:: Provided entries

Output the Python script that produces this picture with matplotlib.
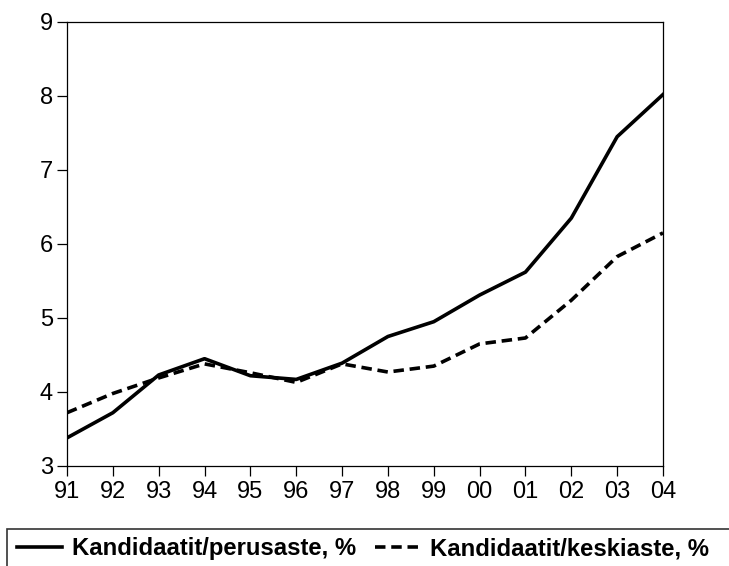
import matplotlib
matplotlib.use('Agg')
import matplotlib.pyplot as plt
from matplotlib.patches import Rectangle

# Dati
anni = ['91', '92', '93', '94', '95', '96', '97', '98', '99', '00', '01', '02', '03', '04']
perusaste = [3.38, 3.72, 4.23, 4.45, 4.22, 4.17, 4.39, 4.75, 4.95, 5.31, 5.62, 6.35, 7.45, 8.02]
keskiaste = [3.72, 3.98, 4.19, 4.38, 4.26, 4.13, 4.38, 4.27, 4.35, 4.65, 4.73, 5.24, 5.83, 6.15]
nomi = ['Kandidaatit/perusaste, %', 'Kandidaatit/keskiaste, %']

plt.rcParams['font.family'] = ['Liberation Sans', 'DejaVu Sans']

fig = plt.figure(figsize=(7.29, 5.66), dpi=100)
ax = fig.add_axes([67 / 729, 1 - 466 / 566, (663 - 67) / 729, (466 - 22) / 566])

x = list(range(len(anni)))
l1, = ax.plot(x, perusaste, color='black', lw=2.6)
l2, = ax.plot(x, keskiaste, color='black', lw=2.6, linestyle=(0, (2.9, 1.6)))

ax.set_xlim(0, len(anni) - 1)
ax.set_ylim(3, 9)
ax.set_xticks(x)
ax.set_xticklabels(anni)
ax.set_yticks(range(3, 10))
ax.tick_params(axis='both', labelsize=17, direction='out', length=7, width=0.9)
ax.tick_params(axis='x', pad=4)
ax.tick_params(axis='y', pad=3)
for s in ax.spines.values():
    s.set_linewidth(0.9)

# Riquadro della legenda (esce dal bordo della figura)
fig.patches.append(Rectangle((7 / 729, -0.1), 1.1, 0.1 + 1 - 529 / 566,
                             transform=fig.transFigure, fill=False,
                             edgecolor='#333333', lw=1.2))
leg = fig.legend([l1, l2], nomi, loc='center left', ncol=2,
                 bbox_to_anchor=(17 / 729, 1 - 549 / 566), frameon=False,
                 prop={'weight': 'bold', 'size': 17.2}, handlelength=1.9,
                 handletextpad=0.4, columnspacing=0.8, borderpad=0, borderaxespad=0)

fig.savefig('out.png', dpi=100)
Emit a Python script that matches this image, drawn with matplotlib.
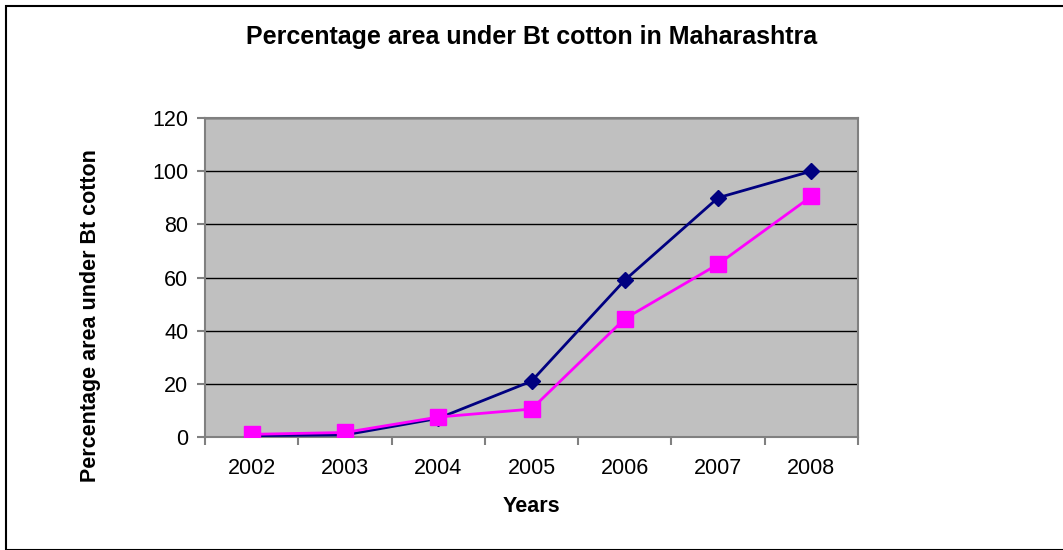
import matplotlib.pyplot as plt
import numpy as np

years = ['2002', '2003', '2004', '2005', '2006', '2007', '2008']
series_a = [0.5, 0.8, 7, 21, 59, 90, 100]
series_b = [1, 1.7, 7.5, 10.5, 44.5, 65, 90.5]

plt.rcParams['font.family'] = 'Liberation Sans'

fig = plt.figure(figsize=(10.63, 5.5), dpi=100)
ax = fig.add_axes([205/1063, 1-437/550, 653/1063, 319/550])
ax.set_facecolor('#c0c0c0')

x = np.arange(len(years))
ax.plot(x, series_a, color='#000080', marker='D', markersize=8, lw=2, zorder=3)
ax.plot(x, series_b, color='#ff00ff', marker='s', markersize=11, lw=2, zorder=4)

ax.set_xlim(-0.5, len(years) - 0.5)
ax.set_ylim(0, 120)
ax.set_yticks(range(0, 121, 20))
ax.yaxis.grid(True, color='black', lw=1)
ax.set_axisbelow(True)
ax.set_xticks(x)
ax.set_xticklabels(years, fontsize=15.5)
ax.tick_params(axis='x', length=0, pad=15)
ax.set_xticks(np.arange(-0.5, len(years)), minor=True)
ax.tick_params(axis='x', which='minor', length=6, color='#808080', width=1.5)
ax.tick_params(axis='y', labelsize=15.5, length=6, color='#808080', width=1.5, pad=6)
for s in ax.spines.values():
    s.set_color('#808080')
    s.set_linewidth(1.5)

ax.set_xlabel('Years', fontsize=15.5, fontweight='bold', labelpad=12)
ax.set_ylabel('Percentage area under Bt cotton', fontsize=15.5, fontweight='bold')
ax.yaxis.set_label_coords(-0.159, 0.382)
fig.text(532/1063, 1-37/550, 'Percentage area under Bt cotton in Maharashtra',
         ha='center', va='center', fontsize=18, fontweight='bold')

fig.patches.append(plt.Rectangle((6/1063, 0.0), 1.0, 1-6/550, transform=fig.transFigure,
                                 fill=False, edgecolor='black', lw=1.5))

fig.savefig('out.png', dpi=100)
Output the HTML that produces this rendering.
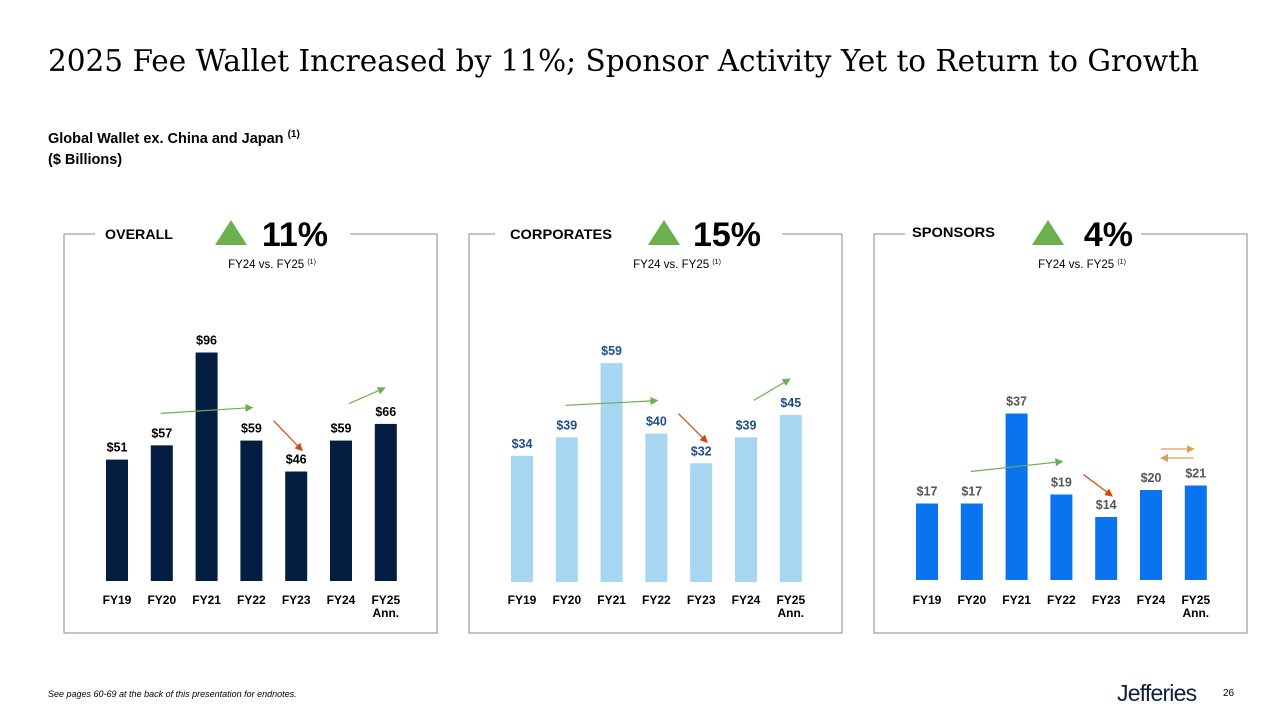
<!DOCTYPE html>
<html><head><meta charset="utf-8">
<style>
body{margin:0;width:1280px;height:720px;background:#fff;overflow:hidden;position:relative;font-family:"Liberation Sans",Arial,sans-serif}
.abs{position:absolute}
</style></head>
<body>
<div class="abs" style="left:48px;top:44px;font-family:'DejaVu Serif',serif;font-size:29.5px;color:#000;white-space:nowrap">2025 Fee Wallet Increased by 11%; Sponsor Activity Yet to Return to Growth</div>
<div class="abs" style="left:48px;top:124px;font-size:14.5px;font-weight:bold;line-height:21px;color:#000">Global Wallet ex. China and Japan <sup style="font-size:10px">(1)</sup><br>($ Billions)</div>
<svg class="abs" id="chart" style="left:0;top:0" width="1280" height="720" font-family="Liberation Sans, Arial, sans-serif"></svg>
<div class="abs" style="left:48px;top:689px;font-size:9px;font-style:italic;color:#000">See pages 60-69 at the back of this presentation for endnotes.</div>
<div class="abs" style="left:1117px;top:680px;font-size:23px;color:#0b1f3a;letter-spacing:-0.8px">Jefferies</div>
<div class="abs" style="left:1223px;top:688px;font-size:10px;color:#000">26</div>
<script>
const categories=["FY19","FY20","FY21","FY22","FY23","FY24","FY25"];
const overallValues=[51,57,96,59,46,59,66];
const corporateValues=[34,39,59,40,32,39,45];
const sponsorValues=[17,17,37,19,14,20,21];
const panelTitles=["OVERALL","CORPORATES","SPONSORS"];
const growthLabels=["11%","15%","4%"];
const NS="http://www.w3.org/2000/svg";
const svg=document.getElementById('chart');
function mk(tag,attrs,parent){const e=document.createElementNS(NS,tag);for(const k in attrs)e.setAttribute(k,attrs[k]);(parent||svg).appendChild(e);return e;}
const panels=[
 {x:64,vals:overallValues,color:"#041e42",lab:"#000",scale:2.38,base:581,gapL:95,gapR:350,title:"overall"},
 {x:469,vals:corporateValues,color:"#a6d6f2",lab:"#1f4e8c",scale:3.71,base:582,gapL:495,gapR:782,title:"corporates"},
 {x:874,vals:sponsorValues,color:"#0a74f0",lab:"#555",scale:4.5,base:580,gapL:905,gapR:1141,title:"sponsors"}
];
const defs=mk('defs',{});
[["g","#6ab04c"],["r","#d24a0c"],["o","#d9a05b"]].forEach(([id,c])=>{
 const m=mk('marker',{id:'ah'+id,markerWidth:8,markerHeight:8,refX:7,refY:4,orient:'auto',markerUnits:'userSpaceOnUse'},defs);
 mk('path',{d:'M0,0 L8,4 L0,8 z',fill:c},m);
});
panels.forEach((p,pi)=>{
 const g=mk('g',{});
 
 
 const x0=p.x,x1=p.x+373,top=234,bot=633;
 const border=mk('path',{d:`M${p.gapL},${top} H${x0} V${bot} H${x1} V${top} H${p.gapR}`,fill:'none',stroke:'#888','stroke-width':1},g);
 
 const tt=mk('text',{x:x0+(pi==2?38:41),y:pi==2?237:239,'font-size':14,'font-weight':'bold',fill:'#000',textLength:[68,102,83][pi],lengthAdjust:'spacingAndGlyphs'},g);
 tt.textContent=panelTitles[pi];
 
 const tx=[215,648,1032][pi];
 const tri=mk('polygon',{points:`${tx},245 ${tx+32},245 ${tx+16},220`,fill:'#6ab04c'},g);
 
 const gt=mk('text',{x:[328,761,1133][pi],y:246,'font-size':34,'font-weight':'bold','text-anchor':'end',fill:'#000'},g);
 gt.textContent=growthLabels[pi];
 
 const st=mk('text',{x:x0+208,y:268,'font-size':11.5,'text-anchor':'middle',fill:'#000'},g);
 st.innerHTML='FY24 vs. FY25 <tspan font-size="7" dy="-4">(1)</tspan>';
 
 const xc=i=>x0+53+i*44.8;
 const yv=v=>p.base-v*p.scale;
 p.vals.forEach((v,i)=>{
  const r=mk('rect',{x:xc(i)-11,y:yv(v),width:22,height:p.base-yv(v),fill:p.color},g);
  
  
  const t=mk('text',{x:xc(i),y:yv(v)-8,'font-size':12.5,'font-weight':'bold','text-anchor':'middle',fill:p.lab},g);
  t.textContent='$'+v;
  
  const c=mk('text',{x:xc(i),y:604,'font-size':12,'font-weight':'bold','text-anchor':'middle',fill:'#000'},g);
  c.textContent=categories[i];
  
  if(i==6){const a=mk('text',{x:xc(i),y:617,'font-size':12,'font-weight':'bold','text-anchor':'middle',fill:'#000'},g);a.textContent='Ann.';
   }
 });
 const line=(x1,y1,x2,y2,c,id,nm)=>{const l=mk('line',{x1,y1,x2,y2,stroke:c,'stroke-width':1.2,'marker-end':'url(#ah'+id+')'},g);
  };
 line(xc(1)-1,yv(p.vals[1])-32,xc(3)+1,yv(p.vals[3])-33,'#6ab04c','g','trend-arrow-up');
 line(xc(3)+22,yv(p.vals[3])-20,xc(4)+6,yv(p.vals[4])-21,'#d24a0c','r','trend-arrow-down');
 if(pi<2) line(xc(5)+8,yv(p.vals[5])-37,xc(6)-1,yv(p.vals[6])-36,'#6ab04c','g','trend-arrow-up-fy25');
 else {line(xc(5)+10,449,xc(6)-2,449,'#d9a05b','o','flat-arrow-right');line(xc(6)-2,458,xc(5)+10,458,'#d9a05b','o','flat-arrow-left');}
});
</script>
</body></html>
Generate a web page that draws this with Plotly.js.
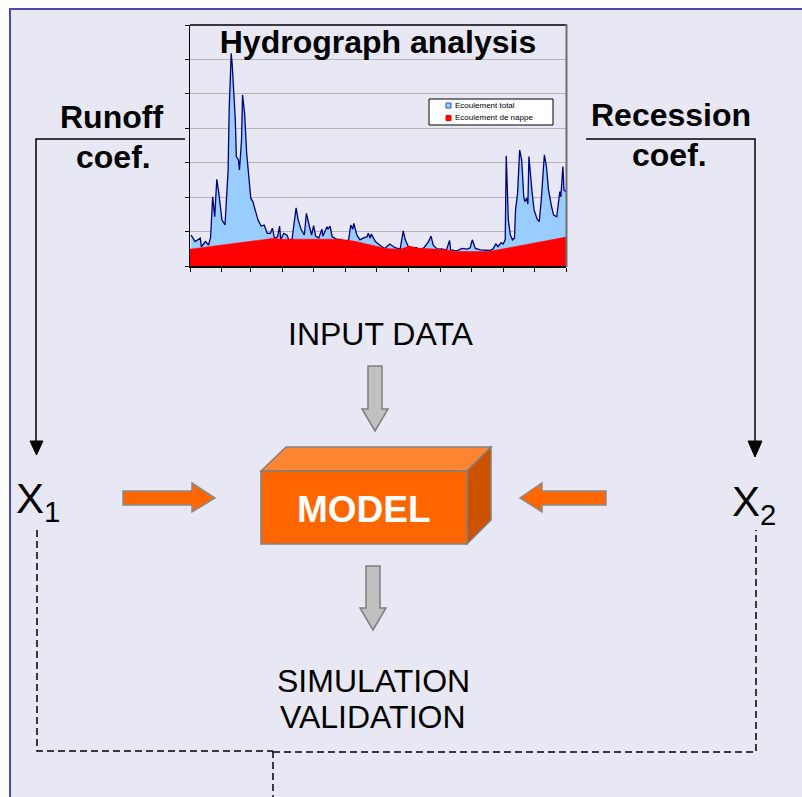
<!DOCTYPE html>
<html>
<head>
<meta charset="utf-8">
<script src="https://cdn.plot.ly/plotly-3.0.1.min.js"></script>
<style>html,body{margin:0;padding:0;background:#fff;}#chart{width:802px;height:797px;}</style>
</head>
<body>
<div id="chart"></div>
<script>
// ---- Hydrograph data (day of year, flow in chart units) ----
const totalDays = [1,5,10,11,15,18,20,22,24,26,28,29,31,34,37,38,40,41,44,45,47,48,50,51,53,55,58,59,61,64,66,69,72,75,78,80,82,85,87,88,91,94,96,99,103,105,108,111,113,116,118,120,122,125,128,129,133,134,136,138,142,147,151,154,156,158,159,162,165,168,172,173,175,176,180,184,189,194,199,204,207,209,212,215,220,223,227,231,234,236,240,244,249,252,253,259,264,269,272,274,277,282,286,291,294,297,299,302,304,306,307,309,311,313,315,316,318,320,322,324,325,327,328,329,332,334,337,339,341,344,346,348,351,353,356,359,360,362,363,365];
const totalFlow = [0.90,0.71,0.81,0.56,0.71,0.61,0.83,2.01,1.43,2.52,2.11,1.82,1.34,1.19,2.79,4.53,6.18,5.84,4.24,3.18,3.08,2.79,3.66,4.97,4.44,3.28,2.31,1.97,1.87,1.58,1.34,1.16,1.19,0.95,0.95,1.10,0.81,0.85,1.16,0.76,0.95,0.90,0.76,0.76,1.69,1.34,1.05,0.90,1.53,1.14,0.90,1.17,0.87,0.81,1.07,0.87,1.14,1.07,1.16,0.85,0.78,0.76,0.68,0.76,1.19,1.07,1.24,0.90,0.76,0.81,0.85,0.95,0.81,0.93,0.71,0.61,0.51,0.64,0.53,0.49,1.02,0.76,0.56,0.51,0.53,0.47,0.53,0.68,0.87,0.61,0.49,0.50,0.47,0.74,0.47,0.44,0.51,0.49,0.53,0.76,0.51,0.47,0.47,0.45,0.49,0.64,0.56,0.68,0.64,0.76,3.20,1.34,0.90,0.76,0.81,1.63,2.11,3.37,3.08,2.01,1.87,1.97,1.80,3.18,2.16,1.63,1.36,1.29,1.92,3.23,2.89,2.21,1.72,1.48,1.43,2.16,2.01,2.89,2.21,2.16];
const baseDays = [0,83,87,146,160,190,204,213,220,250,258,290,365];
const baseFlow = [0.49,0.81,0.78,0.78,0.72,0.51,0.49,0.58,0.52,0.47,0.42,0.42,0.84];
const monthTicks = [0,31,59,90,120,151,181,212,243,273,304,334,365];
const seriesNames = ["Ecoulement total","Ecoulement de nappe"];
const seriesFill = ["#99CCFF","#FF0000"];
const seriesLine = ["#000080","#FF0000"];

// ---- Diagram labels ----
const chartTitle = "Hydrograph analysis";
const leftLabel = ["Runoff","coef."];
const rightLabel = ["Recession","coef."];
const inputLabel = "INPUT DATA";
const modelLabel = "MODEL";
const outputLabel = ["SIMULATION","VALIDATION"];
const paramLabels = ["X<sub>1</sub>","X<sub>2</sub>"];

const W = 802, H = 797;
const fx = p => p / W;
const fy = p => 1 - p / H;
function path(pts){ return 'M' + pts.map(p => fx(p[0]) + ',' + fy(p[1])).join('L') + 'Z'; }
function openPath(pts){ return 'M' + pts.map(p => fx(p[0]) + ',' + fy(p[1])).join('L'); }

const FONT = "Liberation Sans, Arial, sans-serif";
const ORANGE = "#FF6600";
const P = {xref:'paper', yref:'paper'};
const shapes = [];
// background panel
shapes.push(Object.assign({type:'rect', x0:fx(10), x1:fx(810), y0:fy(9), y1:fy(805),
  fillcolor:'#E8E8F5', line:{color:'#4A4AAE', width:2}, layer:'below'}, P));
// hydrograph frame top & right
shapes.push(Object.assign({type:'line', x0:fx(190), x1:fx(566), y0:fy(25), y1:fy(25), line:{color:'#000', width:1.5}}, P));
shapes.push(Object.assign({type:'line', x0:fx(566.5), x1:fx(566.5), y0:fy(24), y1:fy(267), line:{color:'#6e6e6e', width:2}}, P));
// legend box (manual, compact like the reference)
shapes.push(Object.assign({type:'rect', x0:fx(429), x1:fx(553), y0:fy(99), y1:fy(125), fillcolor:'#fff', line:{color:'#000', width:1}}, P));
shapes.push(Object.assign({type:'rect', x0:fx(446), x1:fx(451), y0:fy(103), y1:fy(108), fillcolor:seriesFill[0], line:{color:'#3050c0', width:1}}, P));
shapes.push(Object.assign({type:'rect', x0:fx(446), x1:fx(451), y0:fy(115.5), y1:fy(120.5), fillcolor:seriesFill[1], line:{color:seriesFill[1], width:1}}, P));
// connectors
shapes.push(Object.assign({type:'path', path:openPath([[185,139],[36,139],[36,443]]), line:{color:'#000', width:1.5}}, P));
shapes.push(Object.assign({type:'path', path:path([[30,441],[43,441],[36.5,455]]), fillcolor:'#000', line:{color:'#000', width:1}}, P));
shapes.push(Object.assign({type:'path', path:openPath([[586,139],[755,139],[755,443]]), line:{color:'#000', width:1.5}}, P));
shapes.push(Object.assign({type:'path', path:path([[748,441],[762,441],[755,457]]), fillcolor:'#000', line:{color:'#000', width:1}}, P));
// dashed feedback
const dash = {color:'#000', width:1.5, dash:'7px,4px'};
shapes.push(Object.assign({type:'path', path:openPath([[37,530],[37,751],[273,751]]), line:dash}, P));
shapes.push(Object.assign({type:'path', path:openPath([[273,752],[756,752],[756,530]]), line:dash}, P));
shapes.push(Object.assign({type:'path', path:openPath([[273,751],[273,800]]), line:dash}, P));
// gray arrows
const grayArrow = (cx, y0, y1, y2) => path([[cx-7,y0],[cx+7,y0],[cx+7,y1],[cx+13,y1],[cx,y2],[cx-13,y1],[cx-7,y1]]);
shapes.push(Object.assign({type:'path', path:grayArrow(375,366,409,431), fillcolor:'#C0C0C0', line:{color:'#7f7f7f', width:1.5}}, P));
shapes.push(Object.assign({type:'path', path:grayArrow(373,566,608,630), fillcolor:'#C0C0C0', line:{color:'#7f7f7f', width:1.5}}, P));
// orange arrows
shapes.push(Object.assign({type:'path', path:path([[123,491],[192,491],[192,483],[215,498],[192,512],[192,505],[123,505]]), fillcolor:ORANGE, line:{color:'#8a8a8a', width:1.5}}, P));
shapes.push(Object.assign({type:'path', path:path([[606,491],[542,491],[542,483],[520,498],[542,512],[542,505],[606,505]]), fillcolor:ORANGE, line:{color:'#8a8a8a', width:1.5}}, P));
// model box
shapes.push(Object.assign({type:'path', path:path([[261,471],[286,447],[491,447],[467,471]]), fillcolor:'#FF8533', line:{color:'#808080', width:1.5}}, P));
shapes.push(Object.assign({type:'path', path:path([[467,471],[491,447],[491,520],[467,544]]), fillcolor:'#CC5200', line:{color:'#808080', width:1.5}}, P));
shapes.push(Object.assign({type:'rect', x0:fx(261), x1:fx(467), y0:fy(471), y1:fy(544), fillcolor:ORANGE, line:{color:'#808080', width:1.5}}, P));

const ann = (text, x, y, size, opts) => Object.assign({text:text, xref:'paper', yref:'paper', x:fx(x), y:fy(y),
  xanchor:'center', yanchor:'middle', showarrow:false, font:{family:FONT, size:size, color:'#000'}}, opts||{});
const annotations = [
  ann('<b>'+leftLabel[0]+'</b>', 112, 117, 32),
  ann('<b>'+leftLabel[1]+'</b>', 113, 157, 32),
  ann('<b>'+rightLabel[0]+'</b>', 671, 115, 32),
  ann('<b>'+rightLabel[1]+'</b>', 669, 155, 32),
  ann(inputLabel, 381, 334, 32),
  ann('<b>'+modelLabel+'</b>', 364, 509, 37, {font:{family:FONT, size:37, color:'#fff'}}),
  ann(outputLabel[0], 373, 681, 32),
  ann(outputLabel[1], 373, 717, 32),
  ann(paramLabels[0], 14, 502, 42, {xanchor:'left'}),
  ann(paramLabels[1], 730, 504, 42, {xanchor:'left'}),
  ann(seriesNames[0], 453, 105.5, 8, {xanchor:'left'}),
  ann(seriesNames[1], 453, 118, 8, {xanchor:'left'})
];

const data = [
  {x: totalDays, y: totalFlow, name: seriesNames[0], type:'scatter', mode:'lines', fill:'tozeroy',
   fillcolor:seriesFill[0], line:{color:seriesLine[0], width:1.3}},
  {x: baseDays, y: baseFlow, name: seriesNames[1], type:'scatter', mode:'lines', fill:'tozeroy',
   fillcolor:seriesFill[1], line:{color:seriesLine[1], width:0.5}}
];

const layout = {
  width: W, height: H, autosize:false,
  margin:{l:0, r:0, t:0, b:0},
  paper_bgcolor:'#FFFFFF', plot_bgcolor:'#FFFFFF',
  title:{text:'<b>'+chartTitle+'</b>', x:fx(378), y:fy(42), xref:'paper', yref:'paper',
    xanchor:'center', yanchor:'middle', font:{family:FONT, size:32, color:'#000'}},
  xaxis:{domain:[fx(190), fx(566)], range:[0,365], tickvals:monthTicks, ticks:'outside', ticklen:4,
    tickcolor:'#000', showticklabels:false, showgrid:false, zeroline:false, showline:true,
    linecolor:'#000', linewidth:1.5, fixedrange:true},
  yaxis:{domain:[fy(266), fy(25)], range:[0,7], dtick:1, ticks:'outside', ticklen:4, tickcolor:'#000',
    showticklabels:false, showgrid:true, gridcolor:'#B5B5B5', gridwidth:1, zeroline:false,
    showline:true, linecolor:'#000', linewidth:1.5, fixedrange:true},
  showlegend:false,
  shapes: shapes,
  annotations: annotations
};

Plotly.newPlot('chart', data, layout, {displayModeBar:false, staticPlot:true});
</script>
</body>
</html>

::::

Instructions for the task:
Gather, from the listing above, every line carrying the word "script".

Result for this task:
Output the Python script that produces this picture with matplotlib.
Emit a Python script that matches this image, drawn with matplotlib.
<script>
</script>
<script src="https://cdn.plot.ly/plotly-3.0.1.min.js"></script>
<script>
</script>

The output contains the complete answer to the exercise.